**Exercise requirements**.
Repeat verbatim the lines from the one containing "Reproduce this chart" to the one containing "PID Detector Response", ends included, minus any pictures.

**Listing**.
● ● ● ● ●
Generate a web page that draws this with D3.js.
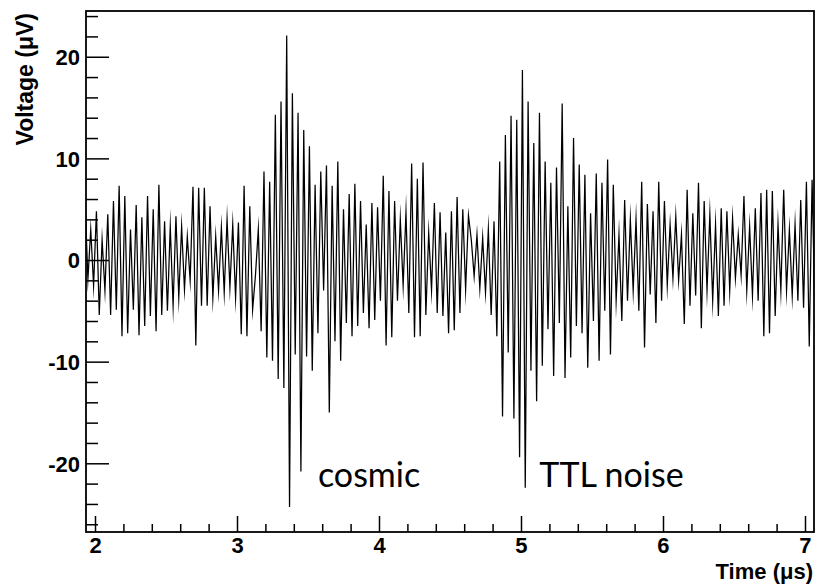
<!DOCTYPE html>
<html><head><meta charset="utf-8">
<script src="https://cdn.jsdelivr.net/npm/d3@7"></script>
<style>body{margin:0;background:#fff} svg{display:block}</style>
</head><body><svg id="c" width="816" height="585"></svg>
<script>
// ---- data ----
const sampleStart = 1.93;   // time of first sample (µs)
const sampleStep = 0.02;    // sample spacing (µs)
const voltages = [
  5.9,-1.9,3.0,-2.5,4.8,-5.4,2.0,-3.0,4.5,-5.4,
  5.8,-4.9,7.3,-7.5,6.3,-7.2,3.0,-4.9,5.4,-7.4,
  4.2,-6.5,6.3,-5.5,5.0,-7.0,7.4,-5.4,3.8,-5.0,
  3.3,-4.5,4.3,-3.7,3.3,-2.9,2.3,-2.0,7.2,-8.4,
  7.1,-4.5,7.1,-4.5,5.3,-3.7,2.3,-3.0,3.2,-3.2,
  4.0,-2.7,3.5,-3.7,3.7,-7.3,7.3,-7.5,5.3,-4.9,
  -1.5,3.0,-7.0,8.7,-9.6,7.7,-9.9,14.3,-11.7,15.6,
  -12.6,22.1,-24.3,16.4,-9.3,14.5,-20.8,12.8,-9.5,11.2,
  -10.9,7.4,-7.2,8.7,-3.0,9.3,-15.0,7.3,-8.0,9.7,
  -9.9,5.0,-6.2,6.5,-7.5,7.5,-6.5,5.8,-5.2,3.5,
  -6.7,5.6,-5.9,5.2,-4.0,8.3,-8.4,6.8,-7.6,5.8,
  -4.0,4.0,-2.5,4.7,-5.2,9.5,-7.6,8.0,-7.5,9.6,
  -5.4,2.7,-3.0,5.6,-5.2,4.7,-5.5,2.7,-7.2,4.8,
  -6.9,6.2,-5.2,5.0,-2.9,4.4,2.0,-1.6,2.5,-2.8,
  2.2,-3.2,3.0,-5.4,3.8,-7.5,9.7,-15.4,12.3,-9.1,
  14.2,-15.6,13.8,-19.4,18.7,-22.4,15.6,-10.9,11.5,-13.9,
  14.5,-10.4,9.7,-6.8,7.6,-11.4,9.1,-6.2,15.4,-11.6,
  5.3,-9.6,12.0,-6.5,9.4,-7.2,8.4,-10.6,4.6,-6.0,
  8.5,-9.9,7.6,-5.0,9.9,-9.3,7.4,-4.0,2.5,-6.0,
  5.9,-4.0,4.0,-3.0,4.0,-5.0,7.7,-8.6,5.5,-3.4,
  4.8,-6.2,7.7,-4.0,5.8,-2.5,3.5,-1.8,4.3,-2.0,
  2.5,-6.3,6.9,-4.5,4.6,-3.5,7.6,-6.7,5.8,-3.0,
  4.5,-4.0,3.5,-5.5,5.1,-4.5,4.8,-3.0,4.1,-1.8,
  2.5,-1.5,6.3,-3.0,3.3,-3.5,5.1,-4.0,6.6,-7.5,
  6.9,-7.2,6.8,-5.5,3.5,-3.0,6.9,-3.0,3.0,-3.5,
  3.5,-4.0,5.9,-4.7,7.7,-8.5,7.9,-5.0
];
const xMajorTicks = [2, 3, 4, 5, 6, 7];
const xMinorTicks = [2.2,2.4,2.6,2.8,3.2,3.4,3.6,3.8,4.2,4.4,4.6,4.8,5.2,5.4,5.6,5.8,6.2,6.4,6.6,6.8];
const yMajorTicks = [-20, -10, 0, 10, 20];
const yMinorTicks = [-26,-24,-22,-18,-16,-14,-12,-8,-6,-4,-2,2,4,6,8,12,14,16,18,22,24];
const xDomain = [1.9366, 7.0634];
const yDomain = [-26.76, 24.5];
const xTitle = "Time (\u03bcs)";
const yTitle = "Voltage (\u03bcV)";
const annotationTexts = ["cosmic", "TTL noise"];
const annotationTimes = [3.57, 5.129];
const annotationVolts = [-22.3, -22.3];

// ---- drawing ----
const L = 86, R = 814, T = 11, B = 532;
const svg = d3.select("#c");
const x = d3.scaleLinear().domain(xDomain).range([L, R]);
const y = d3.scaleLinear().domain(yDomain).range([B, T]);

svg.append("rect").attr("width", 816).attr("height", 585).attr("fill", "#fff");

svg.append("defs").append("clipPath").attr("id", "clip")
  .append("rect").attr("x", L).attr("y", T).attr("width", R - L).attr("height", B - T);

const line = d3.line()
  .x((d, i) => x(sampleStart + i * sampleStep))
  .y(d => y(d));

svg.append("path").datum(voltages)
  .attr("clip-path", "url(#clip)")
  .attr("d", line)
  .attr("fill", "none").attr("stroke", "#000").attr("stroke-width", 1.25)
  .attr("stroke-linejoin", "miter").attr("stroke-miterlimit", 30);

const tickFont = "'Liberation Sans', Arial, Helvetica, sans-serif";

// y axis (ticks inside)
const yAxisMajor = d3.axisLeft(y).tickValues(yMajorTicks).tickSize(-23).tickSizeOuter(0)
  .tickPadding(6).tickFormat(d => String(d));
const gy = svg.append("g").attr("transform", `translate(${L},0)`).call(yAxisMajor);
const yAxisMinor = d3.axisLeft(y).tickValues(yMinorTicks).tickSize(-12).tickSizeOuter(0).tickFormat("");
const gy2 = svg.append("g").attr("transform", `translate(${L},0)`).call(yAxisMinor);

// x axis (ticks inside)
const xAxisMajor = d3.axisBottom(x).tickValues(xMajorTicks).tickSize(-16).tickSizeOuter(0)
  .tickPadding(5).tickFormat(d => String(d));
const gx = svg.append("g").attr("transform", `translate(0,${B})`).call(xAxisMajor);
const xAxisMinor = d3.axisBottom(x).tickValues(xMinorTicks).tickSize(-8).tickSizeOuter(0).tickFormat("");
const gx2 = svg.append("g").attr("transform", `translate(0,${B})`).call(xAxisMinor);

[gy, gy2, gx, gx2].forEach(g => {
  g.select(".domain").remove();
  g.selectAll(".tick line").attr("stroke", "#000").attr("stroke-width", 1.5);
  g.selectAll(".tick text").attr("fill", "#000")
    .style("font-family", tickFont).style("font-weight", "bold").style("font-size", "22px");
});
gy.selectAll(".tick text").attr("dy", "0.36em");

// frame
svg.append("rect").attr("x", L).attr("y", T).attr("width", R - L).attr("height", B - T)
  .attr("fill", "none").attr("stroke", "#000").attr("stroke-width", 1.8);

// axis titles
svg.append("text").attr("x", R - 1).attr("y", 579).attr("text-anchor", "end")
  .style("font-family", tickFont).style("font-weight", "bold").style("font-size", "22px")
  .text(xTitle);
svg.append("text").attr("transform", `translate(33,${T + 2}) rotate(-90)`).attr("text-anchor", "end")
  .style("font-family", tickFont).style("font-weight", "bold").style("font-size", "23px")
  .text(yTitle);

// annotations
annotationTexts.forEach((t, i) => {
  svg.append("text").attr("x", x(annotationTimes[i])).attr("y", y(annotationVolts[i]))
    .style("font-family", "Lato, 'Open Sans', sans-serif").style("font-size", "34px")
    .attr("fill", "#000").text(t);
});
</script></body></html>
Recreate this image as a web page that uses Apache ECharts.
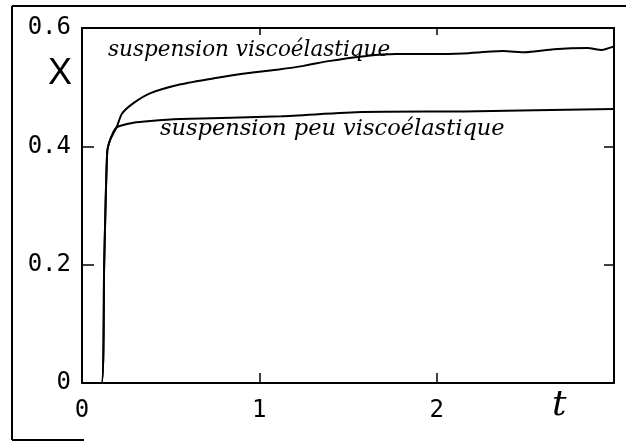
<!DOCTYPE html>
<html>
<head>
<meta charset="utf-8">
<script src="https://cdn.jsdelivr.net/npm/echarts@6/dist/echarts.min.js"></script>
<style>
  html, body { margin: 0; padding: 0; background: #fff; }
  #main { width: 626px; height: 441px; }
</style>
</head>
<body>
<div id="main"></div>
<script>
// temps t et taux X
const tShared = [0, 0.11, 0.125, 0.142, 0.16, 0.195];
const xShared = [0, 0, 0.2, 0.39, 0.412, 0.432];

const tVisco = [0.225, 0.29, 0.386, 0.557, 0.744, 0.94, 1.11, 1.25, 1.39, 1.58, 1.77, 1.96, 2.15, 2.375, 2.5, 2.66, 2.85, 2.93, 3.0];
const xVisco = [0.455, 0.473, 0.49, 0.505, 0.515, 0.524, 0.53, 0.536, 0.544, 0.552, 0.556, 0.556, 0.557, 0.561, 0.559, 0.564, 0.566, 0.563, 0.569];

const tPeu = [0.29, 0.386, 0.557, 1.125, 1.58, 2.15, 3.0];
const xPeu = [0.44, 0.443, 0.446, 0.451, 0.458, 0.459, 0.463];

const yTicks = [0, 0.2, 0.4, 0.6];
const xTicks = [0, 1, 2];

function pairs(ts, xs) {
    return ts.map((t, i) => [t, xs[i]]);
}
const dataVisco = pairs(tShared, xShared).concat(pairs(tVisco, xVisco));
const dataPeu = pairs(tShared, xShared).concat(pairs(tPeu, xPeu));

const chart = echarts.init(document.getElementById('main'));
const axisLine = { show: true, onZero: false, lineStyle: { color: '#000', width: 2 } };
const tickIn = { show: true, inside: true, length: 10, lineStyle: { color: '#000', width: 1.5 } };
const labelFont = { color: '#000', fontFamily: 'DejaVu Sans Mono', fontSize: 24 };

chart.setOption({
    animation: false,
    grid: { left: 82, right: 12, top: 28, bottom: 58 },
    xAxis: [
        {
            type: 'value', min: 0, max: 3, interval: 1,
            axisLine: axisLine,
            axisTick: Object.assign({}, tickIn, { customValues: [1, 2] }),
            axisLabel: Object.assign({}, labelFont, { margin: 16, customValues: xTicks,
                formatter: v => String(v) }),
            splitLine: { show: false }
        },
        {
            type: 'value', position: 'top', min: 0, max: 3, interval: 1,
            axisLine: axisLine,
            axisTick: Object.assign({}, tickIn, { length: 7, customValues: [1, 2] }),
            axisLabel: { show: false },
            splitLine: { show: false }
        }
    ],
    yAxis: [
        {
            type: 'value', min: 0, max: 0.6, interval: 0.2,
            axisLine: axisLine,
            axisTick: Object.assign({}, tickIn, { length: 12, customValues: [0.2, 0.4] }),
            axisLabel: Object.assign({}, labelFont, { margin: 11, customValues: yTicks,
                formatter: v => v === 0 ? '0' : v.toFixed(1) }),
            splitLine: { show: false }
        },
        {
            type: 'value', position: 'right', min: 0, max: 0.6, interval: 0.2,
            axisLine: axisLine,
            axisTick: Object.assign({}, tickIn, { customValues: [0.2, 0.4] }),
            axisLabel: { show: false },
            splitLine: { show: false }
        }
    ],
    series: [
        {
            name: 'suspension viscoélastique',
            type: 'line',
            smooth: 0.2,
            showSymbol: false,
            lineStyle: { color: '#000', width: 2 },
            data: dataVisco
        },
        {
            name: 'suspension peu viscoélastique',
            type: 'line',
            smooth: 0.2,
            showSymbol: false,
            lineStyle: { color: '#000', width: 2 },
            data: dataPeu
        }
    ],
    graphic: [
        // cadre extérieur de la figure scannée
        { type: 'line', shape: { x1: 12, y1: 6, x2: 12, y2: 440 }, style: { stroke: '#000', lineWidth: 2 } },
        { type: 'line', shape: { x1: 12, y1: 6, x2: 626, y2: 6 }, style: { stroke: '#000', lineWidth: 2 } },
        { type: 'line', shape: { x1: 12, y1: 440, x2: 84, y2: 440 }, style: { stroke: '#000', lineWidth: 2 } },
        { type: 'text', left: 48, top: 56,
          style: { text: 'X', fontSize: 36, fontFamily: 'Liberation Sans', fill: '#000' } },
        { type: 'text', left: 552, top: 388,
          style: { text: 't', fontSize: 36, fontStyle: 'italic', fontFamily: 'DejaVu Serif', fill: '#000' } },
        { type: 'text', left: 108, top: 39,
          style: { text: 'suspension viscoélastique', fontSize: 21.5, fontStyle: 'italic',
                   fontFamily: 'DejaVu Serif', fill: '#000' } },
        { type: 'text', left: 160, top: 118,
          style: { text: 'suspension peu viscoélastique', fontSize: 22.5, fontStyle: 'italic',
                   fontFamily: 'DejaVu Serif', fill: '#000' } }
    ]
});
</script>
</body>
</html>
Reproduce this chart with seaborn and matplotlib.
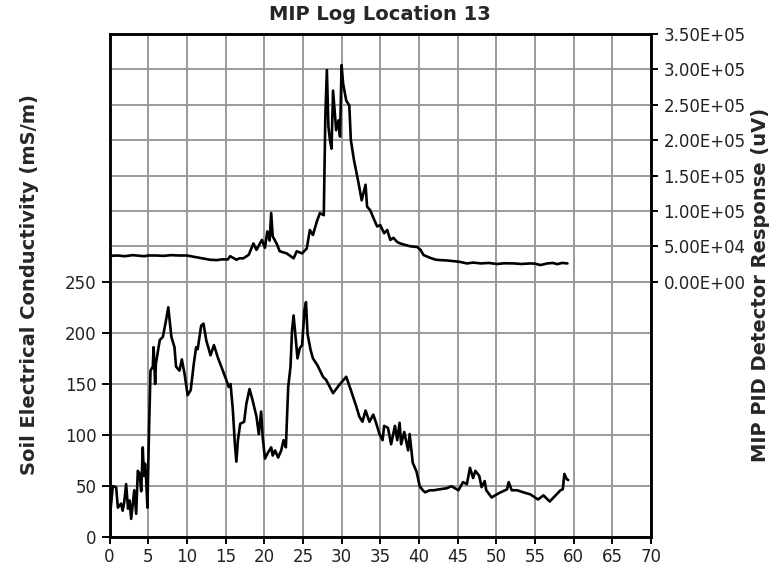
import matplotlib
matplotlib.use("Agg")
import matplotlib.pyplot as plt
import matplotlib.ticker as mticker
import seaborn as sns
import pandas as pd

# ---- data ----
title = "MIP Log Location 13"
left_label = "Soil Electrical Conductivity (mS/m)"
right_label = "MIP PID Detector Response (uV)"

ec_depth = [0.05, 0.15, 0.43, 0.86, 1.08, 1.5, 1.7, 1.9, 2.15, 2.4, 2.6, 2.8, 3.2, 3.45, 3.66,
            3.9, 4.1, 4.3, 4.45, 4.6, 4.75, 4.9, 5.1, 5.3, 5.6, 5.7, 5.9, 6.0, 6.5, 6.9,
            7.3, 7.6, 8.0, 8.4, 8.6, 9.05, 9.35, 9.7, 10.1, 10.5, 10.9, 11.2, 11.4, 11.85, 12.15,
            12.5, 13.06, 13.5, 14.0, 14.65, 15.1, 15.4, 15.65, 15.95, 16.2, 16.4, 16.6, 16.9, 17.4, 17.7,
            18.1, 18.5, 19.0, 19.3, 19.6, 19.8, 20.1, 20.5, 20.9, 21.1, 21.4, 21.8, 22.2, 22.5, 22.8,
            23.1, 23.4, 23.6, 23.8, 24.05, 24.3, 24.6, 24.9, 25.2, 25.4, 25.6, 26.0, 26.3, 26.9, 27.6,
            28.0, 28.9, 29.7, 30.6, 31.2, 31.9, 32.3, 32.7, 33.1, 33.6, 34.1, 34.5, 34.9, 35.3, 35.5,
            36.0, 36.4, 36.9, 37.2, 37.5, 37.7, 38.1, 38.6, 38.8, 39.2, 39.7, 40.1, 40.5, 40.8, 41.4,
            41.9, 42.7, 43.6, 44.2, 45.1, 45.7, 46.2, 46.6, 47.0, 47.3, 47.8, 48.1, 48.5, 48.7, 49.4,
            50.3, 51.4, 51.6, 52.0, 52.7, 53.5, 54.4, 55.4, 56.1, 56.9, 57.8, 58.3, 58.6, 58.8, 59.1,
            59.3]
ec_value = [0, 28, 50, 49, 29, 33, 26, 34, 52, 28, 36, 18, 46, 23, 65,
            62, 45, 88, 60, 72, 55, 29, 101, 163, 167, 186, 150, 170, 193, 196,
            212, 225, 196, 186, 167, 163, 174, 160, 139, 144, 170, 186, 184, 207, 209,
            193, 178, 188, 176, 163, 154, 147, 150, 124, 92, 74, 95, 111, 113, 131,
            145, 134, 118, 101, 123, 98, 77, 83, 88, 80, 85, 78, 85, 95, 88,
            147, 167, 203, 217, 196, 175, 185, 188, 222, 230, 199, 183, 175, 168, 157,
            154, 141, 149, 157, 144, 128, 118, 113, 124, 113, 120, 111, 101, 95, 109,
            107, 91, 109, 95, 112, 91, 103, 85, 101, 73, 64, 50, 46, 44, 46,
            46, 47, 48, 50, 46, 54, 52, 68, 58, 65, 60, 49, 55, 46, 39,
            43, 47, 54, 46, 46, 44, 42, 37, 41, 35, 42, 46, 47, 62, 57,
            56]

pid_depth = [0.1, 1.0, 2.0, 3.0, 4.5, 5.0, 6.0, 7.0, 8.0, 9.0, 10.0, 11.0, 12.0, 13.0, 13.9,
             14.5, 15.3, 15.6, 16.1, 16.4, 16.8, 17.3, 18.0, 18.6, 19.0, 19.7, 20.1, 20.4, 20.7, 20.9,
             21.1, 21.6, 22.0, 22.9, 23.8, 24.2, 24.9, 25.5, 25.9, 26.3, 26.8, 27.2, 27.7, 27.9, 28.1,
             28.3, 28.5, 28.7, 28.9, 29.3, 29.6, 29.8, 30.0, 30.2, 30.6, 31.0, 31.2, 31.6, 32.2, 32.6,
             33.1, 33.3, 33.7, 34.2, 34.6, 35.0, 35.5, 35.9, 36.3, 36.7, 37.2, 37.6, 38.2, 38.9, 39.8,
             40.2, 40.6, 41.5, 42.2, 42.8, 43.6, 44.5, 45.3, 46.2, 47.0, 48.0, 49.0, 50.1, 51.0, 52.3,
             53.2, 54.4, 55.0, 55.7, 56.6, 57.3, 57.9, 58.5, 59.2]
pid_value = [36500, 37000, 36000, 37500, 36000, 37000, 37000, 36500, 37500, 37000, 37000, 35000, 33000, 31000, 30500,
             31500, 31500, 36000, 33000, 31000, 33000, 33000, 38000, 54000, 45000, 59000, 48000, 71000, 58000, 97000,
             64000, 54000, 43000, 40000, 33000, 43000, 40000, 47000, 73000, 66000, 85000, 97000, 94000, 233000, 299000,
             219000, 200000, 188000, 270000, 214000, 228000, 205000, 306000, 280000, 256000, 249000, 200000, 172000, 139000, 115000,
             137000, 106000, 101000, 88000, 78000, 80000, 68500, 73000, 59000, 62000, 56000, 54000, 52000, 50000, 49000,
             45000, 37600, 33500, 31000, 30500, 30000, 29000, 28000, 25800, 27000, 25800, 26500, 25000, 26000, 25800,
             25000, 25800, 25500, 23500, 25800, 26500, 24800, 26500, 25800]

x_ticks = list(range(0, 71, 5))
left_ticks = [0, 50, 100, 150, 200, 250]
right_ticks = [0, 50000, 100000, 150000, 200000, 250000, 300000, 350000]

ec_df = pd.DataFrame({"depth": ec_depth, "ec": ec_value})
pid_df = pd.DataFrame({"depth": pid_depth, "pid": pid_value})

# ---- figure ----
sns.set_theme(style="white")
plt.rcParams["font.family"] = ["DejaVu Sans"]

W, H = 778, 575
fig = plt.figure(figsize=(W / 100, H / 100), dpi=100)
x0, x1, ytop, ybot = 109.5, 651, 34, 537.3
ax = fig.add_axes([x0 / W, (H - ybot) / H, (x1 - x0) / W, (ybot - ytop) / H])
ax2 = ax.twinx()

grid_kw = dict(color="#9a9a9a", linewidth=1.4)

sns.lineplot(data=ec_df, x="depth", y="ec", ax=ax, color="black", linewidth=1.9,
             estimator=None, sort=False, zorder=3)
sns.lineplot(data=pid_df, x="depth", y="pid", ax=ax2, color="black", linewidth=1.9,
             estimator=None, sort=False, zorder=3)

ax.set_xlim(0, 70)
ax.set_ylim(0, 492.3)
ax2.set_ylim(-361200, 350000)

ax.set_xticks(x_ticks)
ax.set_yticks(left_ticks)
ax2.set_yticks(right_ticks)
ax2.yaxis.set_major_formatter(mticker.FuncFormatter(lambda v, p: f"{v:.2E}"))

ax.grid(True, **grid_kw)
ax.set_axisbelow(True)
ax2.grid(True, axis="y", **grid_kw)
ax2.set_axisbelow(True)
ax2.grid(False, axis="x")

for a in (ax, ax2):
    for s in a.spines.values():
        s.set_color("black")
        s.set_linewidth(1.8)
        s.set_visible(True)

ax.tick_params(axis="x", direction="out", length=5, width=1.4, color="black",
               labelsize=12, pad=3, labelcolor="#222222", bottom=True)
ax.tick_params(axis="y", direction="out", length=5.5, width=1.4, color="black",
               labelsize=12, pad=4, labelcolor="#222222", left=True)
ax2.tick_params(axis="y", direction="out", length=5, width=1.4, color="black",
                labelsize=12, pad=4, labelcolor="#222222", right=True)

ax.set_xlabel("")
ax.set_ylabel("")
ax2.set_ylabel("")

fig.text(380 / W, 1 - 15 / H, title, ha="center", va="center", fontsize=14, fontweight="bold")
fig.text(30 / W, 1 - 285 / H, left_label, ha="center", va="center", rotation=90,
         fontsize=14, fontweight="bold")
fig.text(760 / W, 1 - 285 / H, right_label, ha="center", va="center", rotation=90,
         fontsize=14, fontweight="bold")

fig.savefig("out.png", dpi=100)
● ● ● ● ●
**Solution for this task**.
Reproduce this chart with seaborn and matplotlib.
import matplotlib
matplotlib.use("Agg")
import matplotlib.pyplot as plt
import matplotlib.ticker as mticker
import seaborn as sns
import pandas as pd

# ---- data ----
title = "MIP Log Location 13"
left_label = "Soil Electrical Conductivity (mS/m)"
right_label = "MIP PID Detector Response (uV)"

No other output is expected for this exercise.